The return varies by brand exposure and risk profile. Key benefits include reduced fraud, fewer legal disputes, quicker takedown times, and fewer customer complaints about scams or impersonation attempts. 
 
Is this the same as a threat intelligence platform? 
No. Brand protection software is more focused. While threat intelligence platforms aggregate indicators of compromise (IOCs), brand protection tools monitor specific types of brand misuse—like spoofed domains, fake social profiles, or unauthorized use of logos. The two can complement each other but serve different purposes. 

Can’t this be handled by our SOC or legal team manually? 
In theory, yes. But it can’t at scale. Manually monitoring the internet for impersonation and IP abuse across thousands of domains and platforms is inefficient and error prone. Brand protection software automates the detection process and gives your teams structured, actionable data to work from. 

What does takedown actually involve? 
It varies by platform and jurisdiction. Some software submits automated abuse complaints to hosts, registrars, and platforms. Others generate legal documentation for your counsel to use. Effective tools also track takedown success rates and average time to resolution. 

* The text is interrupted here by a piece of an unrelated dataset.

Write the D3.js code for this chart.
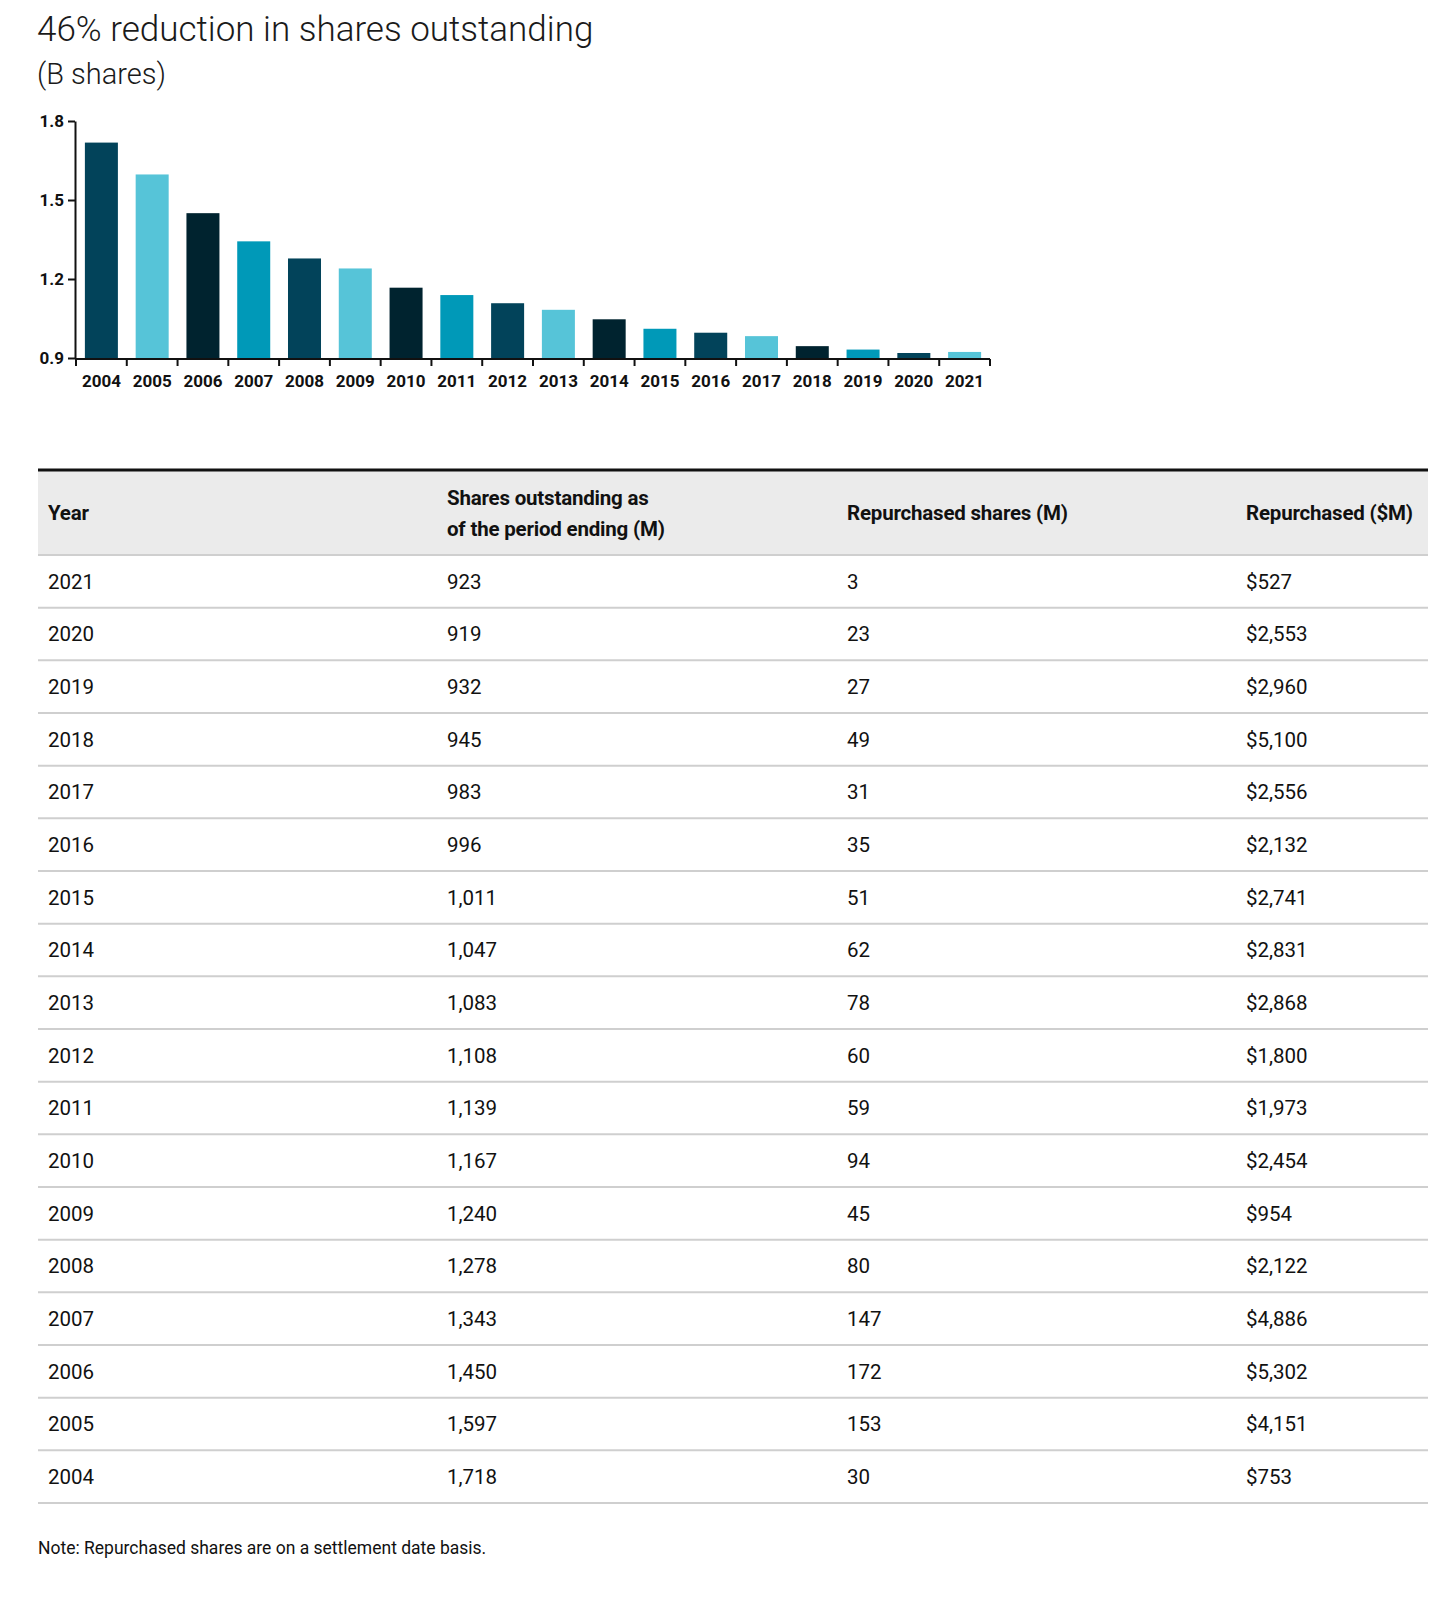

How accurate are detection results? 
Top-tier platforms use machine learning trained on real-world abuse patterns. That said, false positives can happen—especially with brand names that are generic or commonly used. Many tools include configurable thresholds or manual review options to reduce noise. 

Does this help with anti-counterfeiting? 
Yes, to a point. If the counterfeit operation is online—via marketplaces, rogue websites, or social platforms—brand protection software can detect and help remove it. Offline enforcement still requires traditional legal and investigative work. 

What’s the actual risk of not having brand protection? 
It depends on your exposure. Without this software, you may not know if customers are being phished, if your brand is being misrepresented, or if attackers are leveraging your identity to commit fraud. You’ll also lack documentation if regulators or partners ask what you’re doing to protect your brand.